До вечера было еще далеко. Это стало сразу понятно князю, едва он оказался в своих палатах, где неожиданно почувствовал себя таким одиноким, что сразу же захотел снова отправиться к заветным воротам, постучаться в дом к своей зазнобе. Такая тоска охватила его впервые в жизни. Он не находил себе места, слонялся из угла в угол, не зная, что предпринять, и удивлялся этому новому, необычному чувству, которое целиком захватило его, подчинив себе и сердце, и разум.
Макар убрал со стола нетронутые блюда с едой, взял кувшин с клюквенной водой и уже направился к двери, сокрушенно качая головой, и в это время князь, наконец оторвавшись от своих мыслей, спросил:
— А что, Макар, новостей от Егора Тимофеевича не слыхать?
— Нет, Михал Ярославич, как давеча расстались вы с ним, так он с тех пор и не появлялся. Видать, еще с Кузькой этим не управились.

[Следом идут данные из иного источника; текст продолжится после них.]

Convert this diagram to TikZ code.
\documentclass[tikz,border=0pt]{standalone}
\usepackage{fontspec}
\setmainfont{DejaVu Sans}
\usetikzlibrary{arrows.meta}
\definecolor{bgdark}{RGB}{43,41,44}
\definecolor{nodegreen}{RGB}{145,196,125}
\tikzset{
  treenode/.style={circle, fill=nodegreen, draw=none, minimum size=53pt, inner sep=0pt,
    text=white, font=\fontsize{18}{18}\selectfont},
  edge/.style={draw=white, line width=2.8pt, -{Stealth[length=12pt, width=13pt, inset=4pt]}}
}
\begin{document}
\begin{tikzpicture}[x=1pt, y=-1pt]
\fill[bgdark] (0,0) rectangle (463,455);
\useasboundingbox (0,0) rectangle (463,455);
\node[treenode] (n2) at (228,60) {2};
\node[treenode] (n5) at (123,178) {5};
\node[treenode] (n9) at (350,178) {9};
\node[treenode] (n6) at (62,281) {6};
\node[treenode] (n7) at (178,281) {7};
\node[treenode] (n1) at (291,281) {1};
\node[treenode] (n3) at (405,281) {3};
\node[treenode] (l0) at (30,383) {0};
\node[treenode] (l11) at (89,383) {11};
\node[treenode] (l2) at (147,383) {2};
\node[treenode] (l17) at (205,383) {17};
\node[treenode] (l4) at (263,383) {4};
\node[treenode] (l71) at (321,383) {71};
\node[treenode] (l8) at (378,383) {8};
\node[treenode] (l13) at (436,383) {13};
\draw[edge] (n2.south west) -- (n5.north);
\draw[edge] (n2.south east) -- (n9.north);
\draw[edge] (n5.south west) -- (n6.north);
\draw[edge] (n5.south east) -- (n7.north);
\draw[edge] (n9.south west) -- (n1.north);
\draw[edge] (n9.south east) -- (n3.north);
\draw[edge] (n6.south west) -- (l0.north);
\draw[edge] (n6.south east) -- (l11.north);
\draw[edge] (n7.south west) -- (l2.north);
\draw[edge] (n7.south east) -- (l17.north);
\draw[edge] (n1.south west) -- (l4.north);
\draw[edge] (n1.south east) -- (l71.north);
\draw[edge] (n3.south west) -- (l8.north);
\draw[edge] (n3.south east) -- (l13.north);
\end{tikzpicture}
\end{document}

— Может, мне туда податься? — спросил сам себя князь, но, подумав мгновение, сказал, глядя на Макара, как‑то неуверенно: — А позови‑ка ты мне его. Пусть поведает, много ли вызнали. Мы, правда, на вечерней заре встречу назначили, но нынче что‑то мне ждать неохота. Пускай сразу и пожалует.

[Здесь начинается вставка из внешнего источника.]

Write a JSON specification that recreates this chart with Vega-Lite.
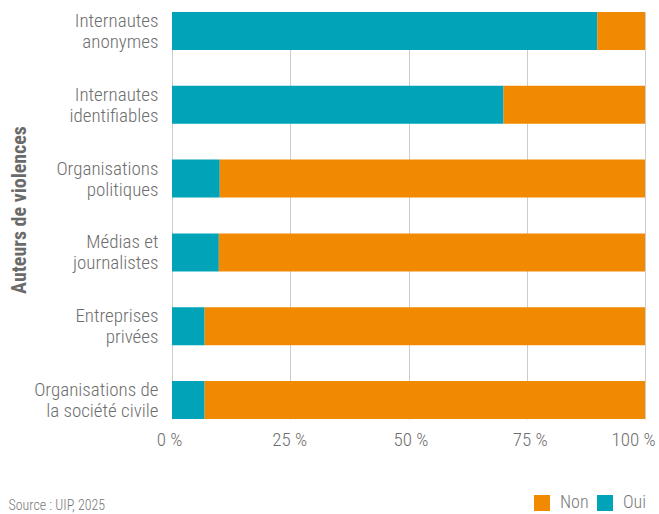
{
  "$schema": "https://vega.github.io/schema/vega-lite/v6.json",
  "width": 473,
  "height": 407,
  "autosize": "none",
  "padding": {"left": 172, "top": 12, "right": 14, "bottom": 95},
  "background": "white",
  "config": {
    "view": {"stroke": null},
    "font": "Roboto Condensed, DejaVu Sans Condensed, sans-serif"
  },
  "data": {
    "values": [
      {"auteur": "Internautes anonymes", "reponse": "Oui", "pct": 89.9},
      {"auteur": "Internautes anonymes", "reponse": "Non", "pct": 10.1},
      {"auteur": "Internautes identifiables", "reponse": "Oui", "pct": 70.1},
      {"auteur": "Internautes identifiables", "reponse": "Non", "pct": 29.9},
      {"auteur": "Organisations politiques", "reponse": "Oui", "pct": 10.1},
      {"auteur": "Organisations politiques", "reponse": "Non", "pct": 89.9},
      {"auteur": "Médias et journalistes", "reponse": "Oui", "pct": 9.9},
      {"auteur": "Médias et journalistes", "reponse": "Non", "pct": 90.1},
      {"auteur": "Entreprises privées", "reponse": "Oui", "pct": 6.9},
      {"auteur": "Entreprises privées", "reponse": "Non", "pct": 93.1},
      {"auteur": "Organisations de la société civile", "reponse": "Oui", "pct": 6.9},
      {"auteur": "Organisations de la société civile", "reponse": "Non", "pct": 93.1}
    ]
  },
  "mark": {"type": "bar"},
  "encoding": {
    "y": {
      "field": "auteur",
      "type": "nominal",
      "sort": null,
      "scale": {"paddingInner": 0.485, "paddingOuter": 0},
      "axis": {
        "title": "Auteurs de violences",
        "titleFont": "Roboto Condensed, sans-serif",
        "titleFontSize": 20,
        "titleFontWeight": "bold",
        "titleColor": "#6a6a6a",
        "titleX": -153,
        "titleY": 197.5,
        "titleAngle": -90,
        "titleAlign": "center",
        "titleBaseline": "middle",
        "labelFontSize": 19,
        "labelFontWeight": 300,
        "labelColor": "#6e6e6e",
        "labelPadding": 14,
        "labelLineHeight": 21,
        "labelOffset": -10,
        "labelLimit": 200,
        "domain": false,
        "ticks": false,
        "labelExpr": "{'Internautes anonymes': ['Internautes', 'anonymes'], 'Internautes identifiables': ['Internautes', 'identifiables'], 'Organisations politiques': ['Organisations', 'politiques'], 'Médias et journalistes': ['Médias et', 'journalistes'], 'Entreprises privées': ['Entreprises', 'privées'], 'Organisations de la société civile': ['Organisations de', 'la société civile']}[datum.value]"
      }
    },
    "x": {
      "field": "pct",
      "type": "quantitative",
      "stack": "zero",
      "scale": {"domain": [0, 100], "nice": false},
      "axis": {
        "values": [0, 25, 50, 75, 100],
        "labelExpr": "datum.value + ' %'",
        "labelFontSize": 19,
        "labelFontWeight": 300,
        "labelColor": "#6e6e6e",
        "labelPadding": 11,
        "labelFlush": false,
        "labelOffset": {"condition": [
          {"test": "datum.value == 100", "value": -12},
          {"test": "datum.value == 0", "value": -3},
          {"test": "datum.value == 25", "value": -1},
          {"test": "datum.value == 50", "value": 2},
          {"test": "datum.value == 75", "value": 3}
        ], "value": 0},
        "domain": false,
        "ticks": false,
        "grid": true,
        "gridColor": "#cccccc",
        "gridWidth": 1,
        "title": "Source : UIP, 2025",
        "titleFontSize": 14,
        "titleFontWeight": 300,
        "titleColor": "#777777",
        "titleX": -164,
        "titleY": 86,
        "titleAlign": "left",
        "titleBaseline": "middle",
        "titleAnchor": null
      }
    },
    "color": {
      "field": "reponse",
      "type": "nominal",
      "scale": {"domain": ["Non", "Oui"], "range": ["#F18A00", "#00A3B7"]},
      "legend": {
        "title": null,
        "orient": "none",
        "direction": "horizontal",
        "legendX": 361,
        "legendY": 482,
        "padding": 0,
        "symbolType": "square",
        "symbolSize": 256,
        "symbolStrokeWidth": 0,
        "symbolOpacity": 1,
        "labelFontSize": 18,
        "labelFontWeight": 300,
        "labelBaseline": "middle",
        "labelColor": "#7a7a7a",
        "labelOffset": 9,
        "columnPadding": 7
      }
    },
    "order": {"field": "reponse", "sort": "descending"}
  }
}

Воевода ждать себя не заставил. Он был даже рад приказу князя явиться для отчета и, еле скрывая облегчение, покинул душную избу.

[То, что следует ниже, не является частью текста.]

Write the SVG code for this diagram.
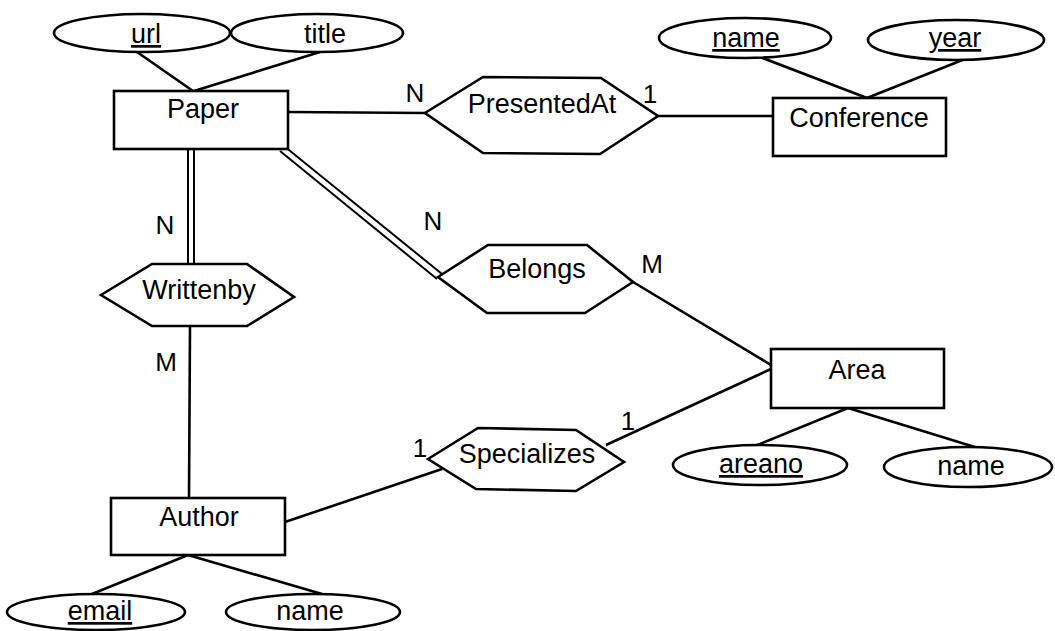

Кузька порядком надоел воеводе, он уже не мог видеть его изуродованное лицо, его страшно вращающийся глаз, из которого вдруг как бы сами по себе начинали литься обильные слезы, но особенно раздражал и мешал сосредоточиться на дознании мерзкий запах, исходивший от шкуры, в которую кутался Кузька. Егор Тимофеевич даже приказал ему скинуть шкуру, но, когда ее наконец‑то выбросили за дверь, вонь все равно осталась. Наверное, решил воевода, уже сам узник пропитался этим отвратительным запахом.
Разговор с князем, к огорчению воеводы, вышел не таким долгим, как он ожидал, и ему вновь пришлось вернуться в уже ненавистную избу. Правда, теперь лишь для того, чтобы передать своим сотоварищам княжеский наказ.
Михаил Ярославич вопросов почти не задавал, подробностями, как обычно бывало, не интересовался, да и слушал, как показалось воеводе, не слишком внимательно, тем не менее главное уловил.
— Что ж, — сказал князь в завершение разговора, — ежели Кузька упирается и выдавать своего схорона не хочет, значит, судить его легче будет, и совесть наша чистой останется. Поспрашайте‑ка вы его еще чуток. Но вижу, упорен он зело, много вам у него не вызнать. А раз так, то и нечего зря маяться. Нынче вечером я посадника навестить собрался, а то бы сегодня все и решил. Но уж завтра поутру я в ваших «хоромах» буду и участь Кузькину решу, а заодно, поди, и других ватажников…
— Может, все ж не с руки тебе, Михаил Ярославич, являться в вонючую избу, которую ты хоромами назвать изволил? — заметил воевода.
— А где ж мне с Кузькой разговор вести? — поднял удивленно бровь князь. — Уж не прикажешь ли его в своих покоях принимать?
— Да это я так, подумал, что ж тебе, князю московскому, на дно человеческое спускаться, — пояснил собеседник.
— Палка та о двух концах, Егор Тимофеевич! — уставившись на своего старого воспитателя, проговорил назидательно князь. — Раз я сам на дознание приду, то, как ты говоришь, на дно человеческое, в самую что ни на есть грязь опущусь. Но, думаю, коли на мне грязи ныне нет, то и там не замараюсь. Только сам посуди, ведь по–твоему выходит, ежели я изверга в своих палатах приму, то его тем самым возвышу. И вот тут — правда твоя! Кузьки этого уже и быть не будет, а молва наверняка останется, что его сам князь московский в своих палатах принимал да по душам с ним беседовал. Вот до чего, мол, важной птицей был Кузька — не чета другим татям. А он ведь тем только важен, что над другими такими же обманом да хитростью встал! Его‑то самого Бог ни силой, ни отвагой не наградил. Мы уж и так его отличили: от всех сотоварищей — для их же пользы, заметь, — отделили, вот пусть этим и довольствуется. Нечего ему в княжеском тереме половицы пачкать.